Mitch Berman has 27 years’ experience in the television entertainment industry including pioneering work in pay TV and interactive TV services. His resume includes stints at HBO, E! Entertainment Television, Sky Network in New Zealand and OpenTV. His latest venture is the founding of ZillionTV.
SM: Let’s set the stage for the beginning of your personal story. What is the story of Mitch?
MB: I like to quote Oscar Wilde, one of my favorite authors, who wrote a lot of stories in the 19th century. He once wrote “experience is the name we give to our mistakes”. I have 27 years’ worth of experience in the world of television and launching pay TV as well as all kinds of interactive television services in places like New Zealand, Australia, the UK and the United States. It is a culmination of a professional life that started at HBO, then becoming one of the executives that helped start up E! Entertainment Television, start up Sky Network in New Zealand, start-up what now is FOXTEL in Australia, and start-up OpenTV which is software for interactive television that launched on BSkyB in the UK and Dish Network in the United States.
More recently, I helped re-form C-COR, which was recently purchased by ARRIS and was selling cable operators video on demand technology deployed by Comcast, Time Warner and other cable operators. All of those experiences lead up to this moment in time for the creation of what is called ZillionTV.
SM: What was the single biggest mistake in your experience portfolio?
MB: Leaving public service and getting into the private sector. It was one of the hardest transitions in my life. I went from helping people on the street to selling HBO to cable operators. Very hard thing for me to do.
SM: You would have preferred to be President of the United States?
MB: I don’t know if I would go that far. My wife said that someone was either going to shoot me or I was going to die trying to change the world, because I was too idealistic at the time. Giving up a life of helping others who were not as fortunate as me and going to sell HBO to cable operators was literally one of the most difficult things I have ever had to do. But, things worked out as they should and as they always do. So, here I am.
SM: Now here you are starting an interactive television company in a generation where public service is again becoming popular. How do you reconcile that?
MB: There are a lot of analogies between what President Obama is doing and what I am trying to do here. He talked about how you must maximize your sense of purpose. That is what “Yes We Can!” is all about. I believe ZillionTV has is maximizing its sense of purpose. This company is not just about interactive or personalized TV. It is about a multidimensional ecosystem grounded in partnerships. It is about a new business model. Thus, based on creating partnerships and a new business ecosystem, ZillionTV is literally changing the world and forming a new industry paradigm.
What President Obama has done in attempting to change the world is the same kind of spirit that has been infused into the foundation of ZillionTV.
SM: Help me frame this discussion with where we are in the industry’s evolution. YouTube was a big splash and almost legitimized the fact that people do view video over the Internet. Hulu seems to be getting a lot of traction.

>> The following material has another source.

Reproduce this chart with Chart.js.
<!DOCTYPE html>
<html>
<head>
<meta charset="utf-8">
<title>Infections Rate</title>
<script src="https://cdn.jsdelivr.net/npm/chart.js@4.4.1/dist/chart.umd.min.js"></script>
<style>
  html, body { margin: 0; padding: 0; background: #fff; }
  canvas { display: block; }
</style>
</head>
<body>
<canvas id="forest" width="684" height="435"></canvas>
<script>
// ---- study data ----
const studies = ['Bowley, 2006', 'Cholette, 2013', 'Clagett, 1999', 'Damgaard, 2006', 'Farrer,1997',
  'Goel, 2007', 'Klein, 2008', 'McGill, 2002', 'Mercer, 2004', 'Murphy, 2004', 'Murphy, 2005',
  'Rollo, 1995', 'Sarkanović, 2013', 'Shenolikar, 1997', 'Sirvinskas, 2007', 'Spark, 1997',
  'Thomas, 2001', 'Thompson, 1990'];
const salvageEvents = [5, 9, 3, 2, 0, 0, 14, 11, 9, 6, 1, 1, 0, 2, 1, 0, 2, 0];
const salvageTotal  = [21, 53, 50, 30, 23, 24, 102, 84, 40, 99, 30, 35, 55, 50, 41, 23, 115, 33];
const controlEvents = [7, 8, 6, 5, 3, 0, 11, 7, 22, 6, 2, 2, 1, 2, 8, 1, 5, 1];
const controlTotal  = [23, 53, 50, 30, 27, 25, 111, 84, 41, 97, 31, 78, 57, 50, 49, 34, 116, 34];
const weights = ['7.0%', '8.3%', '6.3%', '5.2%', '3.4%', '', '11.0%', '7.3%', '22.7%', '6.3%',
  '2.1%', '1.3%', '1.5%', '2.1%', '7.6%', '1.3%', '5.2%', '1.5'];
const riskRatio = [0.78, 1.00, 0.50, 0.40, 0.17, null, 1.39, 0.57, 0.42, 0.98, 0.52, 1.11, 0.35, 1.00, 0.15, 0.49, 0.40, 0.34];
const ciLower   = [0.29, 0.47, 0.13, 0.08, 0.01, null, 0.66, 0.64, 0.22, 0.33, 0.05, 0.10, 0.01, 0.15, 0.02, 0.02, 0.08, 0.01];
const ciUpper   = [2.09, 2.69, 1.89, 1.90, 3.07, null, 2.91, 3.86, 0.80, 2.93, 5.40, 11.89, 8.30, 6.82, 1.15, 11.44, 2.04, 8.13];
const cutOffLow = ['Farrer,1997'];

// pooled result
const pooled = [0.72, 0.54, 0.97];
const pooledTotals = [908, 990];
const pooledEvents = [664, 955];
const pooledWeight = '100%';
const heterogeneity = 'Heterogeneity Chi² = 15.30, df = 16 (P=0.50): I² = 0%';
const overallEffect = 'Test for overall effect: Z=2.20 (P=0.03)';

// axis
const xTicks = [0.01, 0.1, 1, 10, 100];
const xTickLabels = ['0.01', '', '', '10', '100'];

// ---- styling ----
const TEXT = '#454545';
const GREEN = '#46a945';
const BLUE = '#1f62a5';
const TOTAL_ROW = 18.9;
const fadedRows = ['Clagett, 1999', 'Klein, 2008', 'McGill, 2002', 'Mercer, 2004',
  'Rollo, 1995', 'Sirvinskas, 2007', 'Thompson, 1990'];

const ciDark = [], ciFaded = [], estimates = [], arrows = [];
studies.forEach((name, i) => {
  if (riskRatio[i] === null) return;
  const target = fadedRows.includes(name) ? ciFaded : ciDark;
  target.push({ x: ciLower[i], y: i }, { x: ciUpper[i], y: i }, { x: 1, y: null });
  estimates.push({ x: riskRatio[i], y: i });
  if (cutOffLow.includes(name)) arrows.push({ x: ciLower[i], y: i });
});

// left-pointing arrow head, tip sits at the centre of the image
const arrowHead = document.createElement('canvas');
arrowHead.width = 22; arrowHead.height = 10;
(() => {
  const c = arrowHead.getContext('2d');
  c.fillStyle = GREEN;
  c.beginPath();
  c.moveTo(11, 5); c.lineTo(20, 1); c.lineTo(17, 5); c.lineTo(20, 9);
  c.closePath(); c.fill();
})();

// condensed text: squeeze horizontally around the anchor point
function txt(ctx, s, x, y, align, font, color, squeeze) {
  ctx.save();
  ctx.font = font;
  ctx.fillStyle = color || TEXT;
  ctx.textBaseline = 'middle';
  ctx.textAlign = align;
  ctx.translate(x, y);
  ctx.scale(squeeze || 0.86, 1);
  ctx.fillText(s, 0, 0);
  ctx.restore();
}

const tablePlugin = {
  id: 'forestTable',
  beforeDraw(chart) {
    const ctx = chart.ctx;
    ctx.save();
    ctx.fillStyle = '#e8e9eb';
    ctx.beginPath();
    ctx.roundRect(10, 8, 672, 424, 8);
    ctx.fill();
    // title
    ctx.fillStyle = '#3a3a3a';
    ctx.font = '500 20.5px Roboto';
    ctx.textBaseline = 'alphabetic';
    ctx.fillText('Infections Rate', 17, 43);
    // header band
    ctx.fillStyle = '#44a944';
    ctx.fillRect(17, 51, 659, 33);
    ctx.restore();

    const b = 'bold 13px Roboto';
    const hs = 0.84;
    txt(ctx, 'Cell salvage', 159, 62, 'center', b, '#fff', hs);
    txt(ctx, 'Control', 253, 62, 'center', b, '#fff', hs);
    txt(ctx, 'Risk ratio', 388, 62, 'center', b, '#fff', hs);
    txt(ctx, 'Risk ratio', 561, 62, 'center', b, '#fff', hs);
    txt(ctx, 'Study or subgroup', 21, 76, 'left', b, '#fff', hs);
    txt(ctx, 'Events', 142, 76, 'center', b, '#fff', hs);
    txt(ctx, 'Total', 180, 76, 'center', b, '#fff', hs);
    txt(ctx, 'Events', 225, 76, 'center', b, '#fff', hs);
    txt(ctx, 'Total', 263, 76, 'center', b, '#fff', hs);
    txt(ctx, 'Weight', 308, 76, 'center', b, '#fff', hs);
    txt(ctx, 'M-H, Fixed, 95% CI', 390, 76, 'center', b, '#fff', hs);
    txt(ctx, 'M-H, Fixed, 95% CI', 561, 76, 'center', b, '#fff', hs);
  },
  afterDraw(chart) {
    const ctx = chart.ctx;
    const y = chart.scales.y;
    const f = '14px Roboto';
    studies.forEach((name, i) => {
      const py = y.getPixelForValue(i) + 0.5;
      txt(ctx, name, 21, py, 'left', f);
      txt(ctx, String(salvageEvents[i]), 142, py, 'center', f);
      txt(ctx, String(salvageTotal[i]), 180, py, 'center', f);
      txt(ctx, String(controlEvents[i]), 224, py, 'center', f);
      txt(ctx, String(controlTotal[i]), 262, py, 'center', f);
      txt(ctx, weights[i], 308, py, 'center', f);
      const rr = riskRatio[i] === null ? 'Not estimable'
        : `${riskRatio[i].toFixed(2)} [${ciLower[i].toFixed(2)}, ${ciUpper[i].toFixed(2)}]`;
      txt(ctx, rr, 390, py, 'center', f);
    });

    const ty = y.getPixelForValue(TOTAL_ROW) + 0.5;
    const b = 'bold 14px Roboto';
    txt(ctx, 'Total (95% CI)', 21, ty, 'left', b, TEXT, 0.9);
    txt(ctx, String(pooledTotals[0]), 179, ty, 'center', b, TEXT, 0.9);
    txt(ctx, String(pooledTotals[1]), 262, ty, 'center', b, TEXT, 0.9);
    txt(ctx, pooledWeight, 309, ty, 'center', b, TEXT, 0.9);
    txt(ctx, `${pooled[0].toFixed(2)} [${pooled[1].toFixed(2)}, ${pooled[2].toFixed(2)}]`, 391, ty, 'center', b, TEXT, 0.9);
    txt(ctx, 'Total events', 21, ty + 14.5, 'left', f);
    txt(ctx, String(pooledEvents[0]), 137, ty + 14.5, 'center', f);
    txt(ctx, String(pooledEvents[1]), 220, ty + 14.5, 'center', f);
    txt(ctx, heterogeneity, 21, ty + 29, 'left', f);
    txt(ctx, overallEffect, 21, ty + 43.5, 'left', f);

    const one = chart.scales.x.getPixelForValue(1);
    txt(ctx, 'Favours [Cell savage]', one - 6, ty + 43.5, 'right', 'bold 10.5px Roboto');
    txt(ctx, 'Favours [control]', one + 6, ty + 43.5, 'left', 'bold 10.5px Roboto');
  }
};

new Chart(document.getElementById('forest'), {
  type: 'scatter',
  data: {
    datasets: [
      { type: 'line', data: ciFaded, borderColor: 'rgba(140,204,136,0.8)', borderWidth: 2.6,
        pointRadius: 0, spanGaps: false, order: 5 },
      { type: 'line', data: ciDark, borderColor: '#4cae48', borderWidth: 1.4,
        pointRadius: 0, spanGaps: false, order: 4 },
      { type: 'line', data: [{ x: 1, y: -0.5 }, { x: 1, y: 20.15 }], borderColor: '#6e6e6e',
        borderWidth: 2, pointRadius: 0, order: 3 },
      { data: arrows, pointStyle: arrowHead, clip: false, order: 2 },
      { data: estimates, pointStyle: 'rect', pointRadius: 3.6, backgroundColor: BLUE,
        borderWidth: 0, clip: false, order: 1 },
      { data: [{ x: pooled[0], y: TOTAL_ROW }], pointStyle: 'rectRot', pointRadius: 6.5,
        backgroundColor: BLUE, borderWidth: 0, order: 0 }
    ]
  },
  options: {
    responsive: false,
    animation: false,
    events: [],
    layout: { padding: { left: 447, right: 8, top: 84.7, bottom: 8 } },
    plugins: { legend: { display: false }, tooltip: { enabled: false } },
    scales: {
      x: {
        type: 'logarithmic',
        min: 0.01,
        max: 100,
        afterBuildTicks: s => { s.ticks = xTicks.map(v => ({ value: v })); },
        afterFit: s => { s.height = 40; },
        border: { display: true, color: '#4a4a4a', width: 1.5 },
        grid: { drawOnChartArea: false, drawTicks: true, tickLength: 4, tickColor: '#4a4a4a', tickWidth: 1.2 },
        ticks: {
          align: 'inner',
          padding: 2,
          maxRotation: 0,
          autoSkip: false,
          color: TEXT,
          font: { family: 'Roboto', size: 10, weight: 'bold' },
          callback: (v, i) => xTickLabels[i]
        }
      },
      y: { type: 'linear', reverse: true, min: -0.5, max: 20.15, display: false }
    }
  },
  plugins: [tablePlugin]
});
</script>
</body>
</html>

MB: Those companies have done a terrific job of opening a new door. There is a critical ecosystem and convergence, if you will, of content providers, advertisers, and ISPs that still needs to occur. I mention those three. Sitting above those three at the top of the ladder are consumers. Those companies that understand the relationship between those three entities and how they translate into providing the consumer what they want will win. There are a lot of video companies trying to make their way out there in the market on the Internet side.
We have Hulu, Joost and a total of 238 different Internet TV providers. These are companies that call themselves Internet TV, although they do nothing with the TV itself. They are merely providing video access via a PC, and yes, there are millions of views of video over the Internet daily. Then there are standard cable operators like Comcast and IPTV operators like AT&T U-Verse . There is DirectTV and Dish Network, who cannot do IPTV or deliver broadband based services via satellite, but they do provide video services. All of these “operators” are competing for video subscriptions and against the free and open Internet TV companies that are springing up daily. It’s still TV vs. PC. And, those are all just in this country. Satellite guys are beaming down video into the home but are limited by bandwidth. Telecoms have spent billions on deploying their IPTV services. Cable operators are trying to preserve their world of subscription against all these players by offering the “triple play” of video, voice and high-speed Internet.
The New York Times recently had an article on AT&T and Verizon’s IPTV launches, comparing their different approaches and what degree of success they are actually having. It’s a difficult world for them. These operators are also competing against independent set-top box providers such as Roku and Netflix, the Blu-ray player, TiVo, Vudu, AppleTV and other devices. Consumers have to pay a fee of $99 and up just to get the box. AppleTV is $200 or more. You have to buy these operator’s independent boxes and pay subscriptions to go “over the top” and download or progressively stream or do peer-to-peer in order to get the video into your home. This clogs the broadband pipe, which is causing significant consternation with the operators as Internet video grows in popularity and is using operators’ pipes to get to the consumer directly. The operators’ costs of building those broadband pipes was enormous, yet they are being bypassed. Consumers don’t care about all this, of course. They just want to watch their favorite video programs.